Welfare or warfare? Britain should reject this false choice
- Jonathan Maunders

- 3 days ago
- 2 min read

George Robertson’s recent intervention cuts to the heart of a dangerous idea now gaining ground in British politics: that if the government wants to spend more on the military, it should look to welfare to make room for it.
That should concern all of us. It sets up a false choice in which support for ordinary people is treated as negotiable, while spending on war is treated as beyond question.
This is not just rhetoric. The government has already committed to raising defence spending to 2.5% of GDP from April 2027, with an ambition to reach 3% in the next parliament. It has also already shown how this kind of uplift can be funded: by cutting UK aid from 0.5% to 0.3% of GNI. In other words, when military spending rises, other priorities are pushed aside.

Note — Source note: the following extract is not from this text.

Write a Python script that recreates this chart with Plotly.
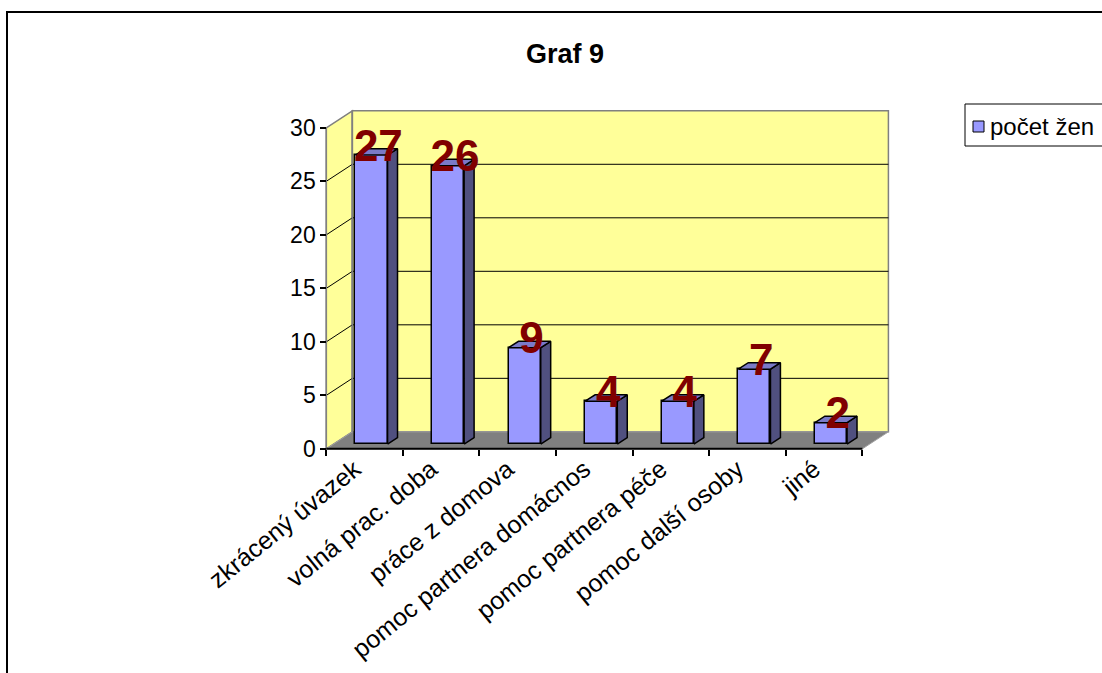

And the pressure is growing. Reuters reported on 16 April 2026 that Chancellor Rachel Reeves does not believe extra defence spending should be funded through higher taxes or more borrowing.
That leaves the same obvious conclusion hanging in the air: if ministers are determined to spend more on the military, they will look elsewhere to find the money. Welfare becomes a target not because the public demanded it, but because militarism is once again being placed at the top of the queue.

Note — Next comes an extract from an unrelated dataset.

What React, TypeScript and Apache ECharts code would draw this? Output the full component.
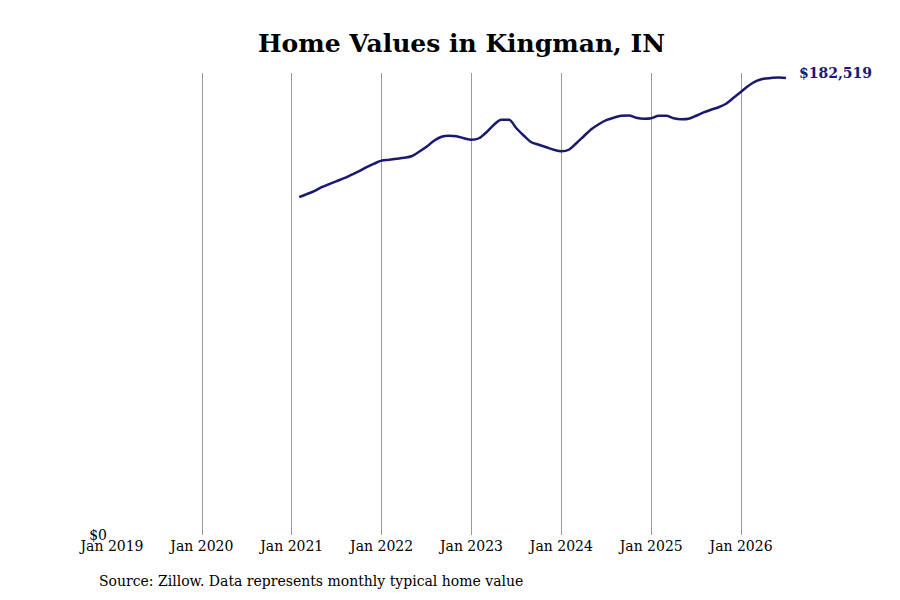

This is exactly why Conscience exists. We campaign for a country where taxes are used to nurture peace, not pay for war. We call for a progressive increase in the amount of UK tax spent on peacebuilding, a decrease in the amount spent on war and preparation for war, and the legal right of people with a conscientious objection to military taxation to have that part of their taxes spent on peaceful purposes instead.
Because the real question is bigger than one budget argument. What kind of security do we actually believe in? A government can pour more money into weapons systems, military build-up and war preparation. But that does not automatically make people safer.
Real security also means decent housing, healthcare, income, stable communities, diplomacy, conflict prevention and long-term peacebuilding. Conscience’s own research points to the strength and range of non-military security solutions that already exist, but which are too often sidelined when military spending is treated as the default answer.
For those with a conscientious objection to war, the problem is even sharper. They are compelled to contribute to military spending through taxation, even when it violates their deepest moral convictions.
Conscience has long argued that people should be able to pay their taxes in full without being forced to fund war preparations against conscience. That is not a fringe demand. It is a serious question of freedom of conscience, democratic choice and public ethics.
Britain does not need a politics that pits disabled people, low-income households or public services against a growing war budget. It needs the courage to challenge the priorities behind that choice.
If the debate is now moving in the direction of “welfare or warfare”, then Conscience’s answer is clear: we should be building a society that funds peace, protects people, and respects conscience.